# [Task prompt]
For each line below that includes the word "this", make a copy.

# [Records shown]

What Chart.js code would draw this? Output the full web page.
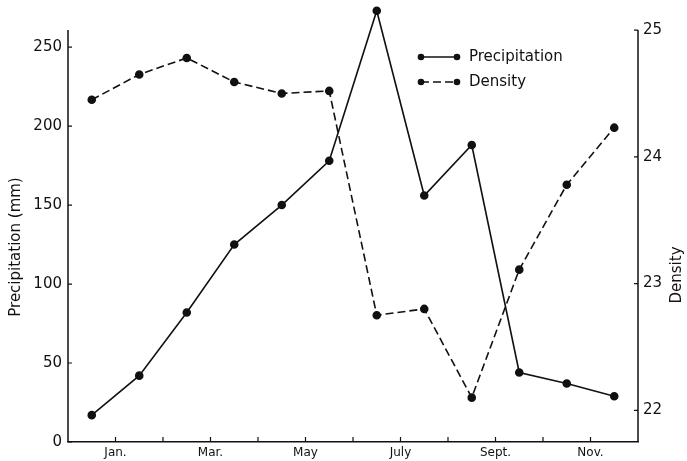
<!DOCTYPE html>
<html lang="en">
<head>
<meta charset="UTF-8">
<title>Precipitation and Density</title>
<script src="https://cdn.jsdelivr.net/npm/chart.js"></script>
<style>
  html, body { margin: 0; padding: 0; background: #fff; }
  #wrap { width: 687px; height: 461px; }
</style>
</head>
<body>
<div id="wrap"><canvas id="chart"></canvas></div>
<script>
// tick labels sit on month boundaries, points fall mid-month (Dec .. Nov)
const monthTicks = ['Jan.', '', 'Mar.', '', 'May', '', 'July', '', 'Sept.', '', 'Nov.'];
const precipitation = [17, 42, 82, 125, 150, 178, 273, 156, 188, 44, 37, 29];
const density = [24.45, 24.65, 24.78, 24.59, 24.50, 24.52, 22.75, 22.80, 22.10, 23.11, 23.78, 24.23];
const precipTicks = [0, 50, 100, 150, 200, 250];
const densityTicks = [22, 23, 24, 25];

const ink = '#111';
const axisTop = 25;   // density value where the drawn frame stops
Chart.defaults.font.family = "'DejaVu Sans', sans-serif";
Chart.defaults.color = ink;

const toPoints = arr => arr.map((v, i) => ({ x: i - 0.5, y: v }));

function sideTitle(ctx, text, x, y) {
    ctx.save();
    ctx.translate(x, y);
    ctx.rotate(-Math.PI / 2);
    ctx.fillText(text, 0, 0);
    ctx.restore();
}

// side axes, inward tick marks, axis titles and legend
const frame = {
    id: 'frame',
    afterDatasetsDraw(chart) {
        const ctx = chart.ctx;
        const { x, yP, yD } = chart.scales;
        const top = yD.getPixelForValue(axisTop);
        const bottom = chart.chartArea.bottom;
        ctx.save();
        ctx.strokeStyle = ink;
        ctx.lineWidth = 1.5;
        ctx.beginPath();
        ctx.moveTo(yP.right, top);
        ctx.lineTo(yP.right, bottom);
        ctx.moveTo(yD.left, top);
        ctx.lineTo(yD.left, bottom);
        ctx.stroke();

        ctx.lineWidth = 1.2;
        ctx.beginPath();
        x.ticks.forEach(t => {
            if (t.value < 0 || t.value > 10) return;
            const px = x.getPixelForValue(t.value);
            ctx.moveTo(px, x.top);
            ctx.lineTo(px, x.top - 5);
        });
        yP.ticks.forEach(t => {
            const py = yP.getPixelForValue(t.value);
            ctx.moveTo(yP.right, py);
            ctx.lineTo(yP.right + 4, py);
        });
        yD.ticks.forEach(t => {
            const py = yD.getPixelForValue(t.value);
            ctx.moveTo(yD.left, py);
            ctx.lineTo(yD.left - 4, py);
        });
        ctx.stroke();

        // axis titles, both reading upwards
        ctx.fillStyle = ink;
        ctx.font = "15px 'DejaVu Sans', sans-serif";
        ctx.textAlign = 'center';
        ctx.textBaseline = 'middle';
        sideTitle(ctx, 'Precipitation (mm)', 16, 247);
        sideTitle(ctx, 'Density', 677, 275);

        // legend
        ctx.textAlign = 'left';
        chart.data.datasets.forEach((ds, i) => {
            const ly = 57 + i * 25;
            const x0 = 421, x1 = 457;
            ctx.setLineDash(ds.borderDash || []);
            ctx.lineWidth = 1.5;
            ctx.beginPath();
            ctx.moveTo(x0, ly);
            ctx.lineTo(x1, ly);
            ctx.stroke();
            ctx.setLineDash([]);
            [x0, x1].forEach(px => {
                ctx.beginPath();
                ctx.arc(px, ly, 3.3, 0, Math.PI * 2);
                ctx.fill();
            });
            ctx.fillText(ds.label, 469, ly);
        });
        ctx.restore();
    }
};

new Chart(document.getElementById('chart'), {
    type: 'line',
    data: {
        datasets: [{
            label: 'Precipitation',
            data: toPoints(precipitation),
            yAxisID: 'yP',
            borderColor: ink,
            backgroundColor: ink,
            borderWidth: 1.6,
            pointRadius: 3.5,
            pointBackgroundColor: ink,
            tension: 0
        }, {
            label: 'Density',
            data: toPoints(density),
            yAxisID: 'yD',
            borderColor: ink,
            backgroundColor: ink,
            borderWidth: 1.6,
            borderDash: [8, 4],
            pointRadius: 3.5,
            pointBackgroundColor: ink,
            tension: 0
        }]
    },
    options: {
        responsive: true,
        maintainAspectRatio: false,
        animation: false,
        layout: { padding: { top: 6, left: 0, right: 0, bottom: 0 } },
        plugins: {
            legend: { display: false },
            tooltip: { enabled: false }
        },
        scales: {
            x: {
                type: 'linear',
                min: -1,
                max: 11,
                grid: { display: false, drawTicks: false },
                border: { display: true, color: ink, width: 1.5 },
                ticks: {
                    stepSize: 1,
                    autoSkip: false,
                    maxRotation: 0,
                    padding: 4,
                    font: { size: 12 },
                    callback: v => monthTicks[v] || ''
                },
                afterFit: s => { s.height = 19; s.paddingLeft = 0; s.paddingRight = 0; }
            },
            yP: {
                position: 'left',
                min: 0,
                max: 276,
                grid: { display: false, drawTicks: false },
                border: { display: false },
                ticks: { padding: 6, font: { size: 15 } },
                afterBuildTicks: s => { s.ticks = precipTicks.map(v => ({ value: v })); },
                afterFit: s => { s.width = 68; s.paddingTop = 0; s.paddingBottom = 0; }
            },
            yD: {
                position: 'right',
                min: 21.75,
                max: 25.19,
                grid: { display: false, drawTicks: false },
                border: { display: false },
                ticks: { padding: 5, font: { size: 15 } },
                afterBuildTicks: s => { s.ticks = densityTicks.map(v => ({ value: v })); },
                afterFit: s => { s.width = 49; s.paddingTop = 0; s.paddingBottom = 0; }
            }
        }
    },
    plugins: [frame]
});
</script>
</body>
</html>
==
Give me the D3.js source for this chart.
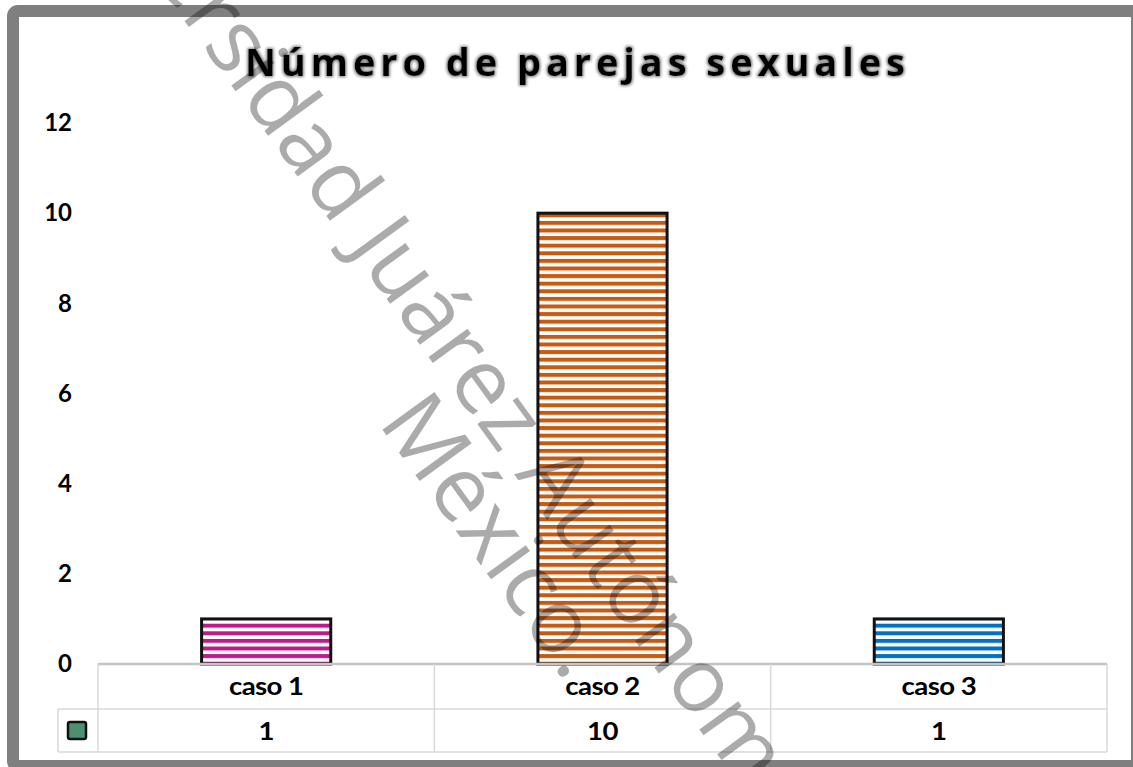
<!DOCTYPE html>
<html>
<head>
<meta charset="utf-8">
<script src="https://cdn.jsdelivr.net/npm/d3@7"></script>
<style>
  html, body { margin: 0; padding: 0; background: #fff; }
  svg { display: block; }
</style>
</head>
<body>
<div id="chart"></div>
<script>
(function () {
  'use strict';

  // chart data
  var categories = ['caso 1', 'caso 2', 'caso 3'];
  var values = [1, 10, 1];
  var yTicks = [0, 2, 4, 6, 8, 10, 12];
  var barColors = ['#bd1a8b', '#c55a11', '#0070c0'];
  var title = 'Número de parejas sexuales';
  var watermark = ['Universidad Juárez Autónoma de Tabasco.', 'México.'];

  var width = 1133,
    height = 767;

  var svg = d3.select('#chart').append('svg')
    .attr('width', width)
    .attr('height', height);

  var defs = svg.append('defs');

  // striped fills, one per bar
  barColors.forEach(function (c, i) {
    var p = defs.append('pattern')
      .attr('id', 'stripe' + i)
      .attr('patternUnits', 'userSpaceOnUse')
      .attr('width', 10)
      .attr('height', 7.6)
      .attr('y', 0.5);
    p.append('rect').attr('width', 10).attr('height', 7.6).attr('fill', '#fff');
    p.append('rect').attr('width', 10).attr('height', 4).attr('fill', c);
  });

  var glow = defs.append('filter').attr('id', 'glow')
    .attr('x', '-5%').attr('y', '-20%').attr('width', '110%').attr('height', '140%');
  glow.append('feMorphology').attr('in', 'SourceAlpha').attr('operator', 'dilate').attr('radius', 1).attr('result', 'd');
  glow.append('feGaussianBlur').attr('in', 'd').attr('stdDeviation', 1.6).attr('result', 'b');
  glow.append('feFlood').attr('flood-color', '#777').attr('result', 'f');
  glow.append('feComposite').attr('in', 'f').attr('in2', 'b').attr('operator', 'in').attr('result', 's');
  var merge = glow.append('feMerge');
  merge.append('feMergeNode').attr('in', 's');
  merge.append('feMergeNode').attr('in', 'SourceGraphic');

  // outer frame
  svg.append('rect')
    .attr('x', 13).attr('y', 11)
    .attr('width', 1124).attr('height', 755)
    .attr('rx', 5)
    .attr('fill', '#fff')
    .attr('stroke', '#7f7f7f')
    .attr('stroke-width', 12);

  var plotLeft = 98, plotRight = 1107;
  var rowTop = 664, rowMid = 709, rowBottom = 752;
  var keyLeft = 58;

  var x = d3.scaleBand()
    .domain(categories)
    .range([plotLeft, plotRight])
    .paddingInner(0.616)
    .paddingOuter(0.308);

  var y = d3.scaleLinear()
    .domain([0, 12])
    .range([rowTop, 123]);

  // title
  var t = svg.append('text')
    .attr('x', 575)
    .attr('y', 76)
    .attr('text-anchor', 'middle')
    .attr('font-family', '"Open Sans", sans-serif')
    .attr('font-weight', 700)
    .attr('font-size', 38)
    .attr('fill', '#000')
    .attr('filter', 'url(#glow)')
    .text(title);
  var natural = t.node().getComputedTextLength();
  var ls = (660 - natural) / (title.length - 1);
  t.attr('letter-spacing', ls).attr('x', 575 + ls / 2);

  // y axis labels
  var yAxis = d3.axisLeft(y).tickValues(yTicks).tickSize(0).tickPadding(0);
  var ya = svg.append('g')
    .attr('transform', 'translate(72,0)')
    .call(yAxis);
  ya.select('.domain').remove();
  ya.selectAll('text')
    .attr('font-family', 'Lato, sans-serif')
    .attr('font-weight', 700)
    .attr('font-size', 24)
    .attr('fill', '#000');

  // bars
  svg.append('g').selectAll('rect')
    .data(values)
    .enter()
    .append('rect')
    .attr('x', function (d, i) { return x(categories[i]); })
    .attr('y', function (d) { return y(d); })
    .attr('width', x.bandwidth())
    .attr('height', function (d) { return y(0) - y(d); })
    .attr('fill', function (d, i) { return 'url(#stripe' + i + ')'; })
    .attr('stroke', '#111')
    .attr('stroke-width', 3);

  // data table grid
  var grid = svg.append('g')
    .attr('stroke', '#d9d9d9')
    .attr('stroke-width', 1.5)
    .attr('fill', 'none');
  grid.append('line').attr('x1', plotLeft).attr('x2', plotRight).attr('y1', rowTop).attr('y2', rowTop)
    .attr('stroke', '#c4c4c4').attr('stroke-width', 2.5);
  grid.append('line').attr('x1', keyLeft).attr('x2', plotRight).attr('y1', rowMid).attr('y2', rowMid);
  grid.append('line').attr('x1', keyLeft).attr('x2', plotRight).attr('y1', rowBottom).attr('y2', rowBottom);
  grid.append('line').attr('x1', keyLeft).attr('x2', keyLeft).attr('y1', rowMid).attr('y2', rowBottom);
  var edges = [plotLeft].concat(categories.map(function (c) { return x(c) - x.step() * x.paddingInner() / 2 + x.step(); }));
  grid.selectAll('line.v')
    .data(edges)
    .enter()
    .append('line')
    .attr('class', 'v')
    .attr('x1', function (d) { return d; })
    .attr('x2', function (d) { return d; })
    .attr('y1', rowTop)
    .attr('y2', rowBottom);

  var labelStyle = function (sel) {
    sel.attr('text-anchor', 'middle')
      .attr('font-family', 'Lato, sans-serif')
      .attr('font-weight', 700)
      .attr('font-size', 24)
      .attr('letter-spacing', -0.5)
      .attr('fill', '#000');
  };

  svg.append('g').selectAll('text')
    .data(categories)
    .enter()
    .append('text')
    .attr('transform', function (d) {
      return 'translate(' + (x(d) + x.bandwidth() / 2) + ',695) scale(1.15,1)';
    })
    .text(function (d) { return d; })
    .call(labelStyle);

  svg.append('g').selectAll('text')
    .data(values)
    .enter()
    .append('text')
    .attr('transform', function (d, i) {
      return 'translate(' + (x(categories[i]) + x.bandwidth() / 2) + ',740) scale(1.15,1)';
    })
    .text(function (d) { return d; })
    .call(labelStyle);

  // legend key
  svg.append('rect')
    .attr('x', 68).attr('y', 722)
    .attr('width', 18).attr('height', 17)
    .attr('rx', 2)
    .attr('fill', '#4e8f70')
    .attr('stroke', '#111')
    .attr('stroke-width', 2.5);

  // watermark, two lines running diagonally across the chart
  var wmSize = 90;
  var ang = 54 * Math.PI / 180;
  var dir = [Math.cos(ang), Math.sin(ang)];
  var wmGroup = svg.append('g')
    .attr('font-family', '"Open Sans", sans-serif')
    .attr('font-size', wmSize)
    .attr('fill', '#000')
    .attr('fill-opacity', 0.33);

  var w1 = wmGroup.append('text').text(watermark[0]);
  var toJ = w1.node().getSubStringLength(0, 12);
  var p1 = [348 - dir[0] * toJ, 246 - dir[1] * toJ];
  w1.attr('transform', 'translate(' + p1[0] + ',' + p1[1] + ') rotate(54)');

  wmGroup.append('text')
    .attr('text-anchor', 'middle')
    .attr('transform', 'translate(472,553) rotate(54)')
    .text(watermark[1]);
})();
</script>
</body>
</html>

# [Response below]
What Chart.js code would draw this? Output the full web page.
Give me the D3.js source for this chart.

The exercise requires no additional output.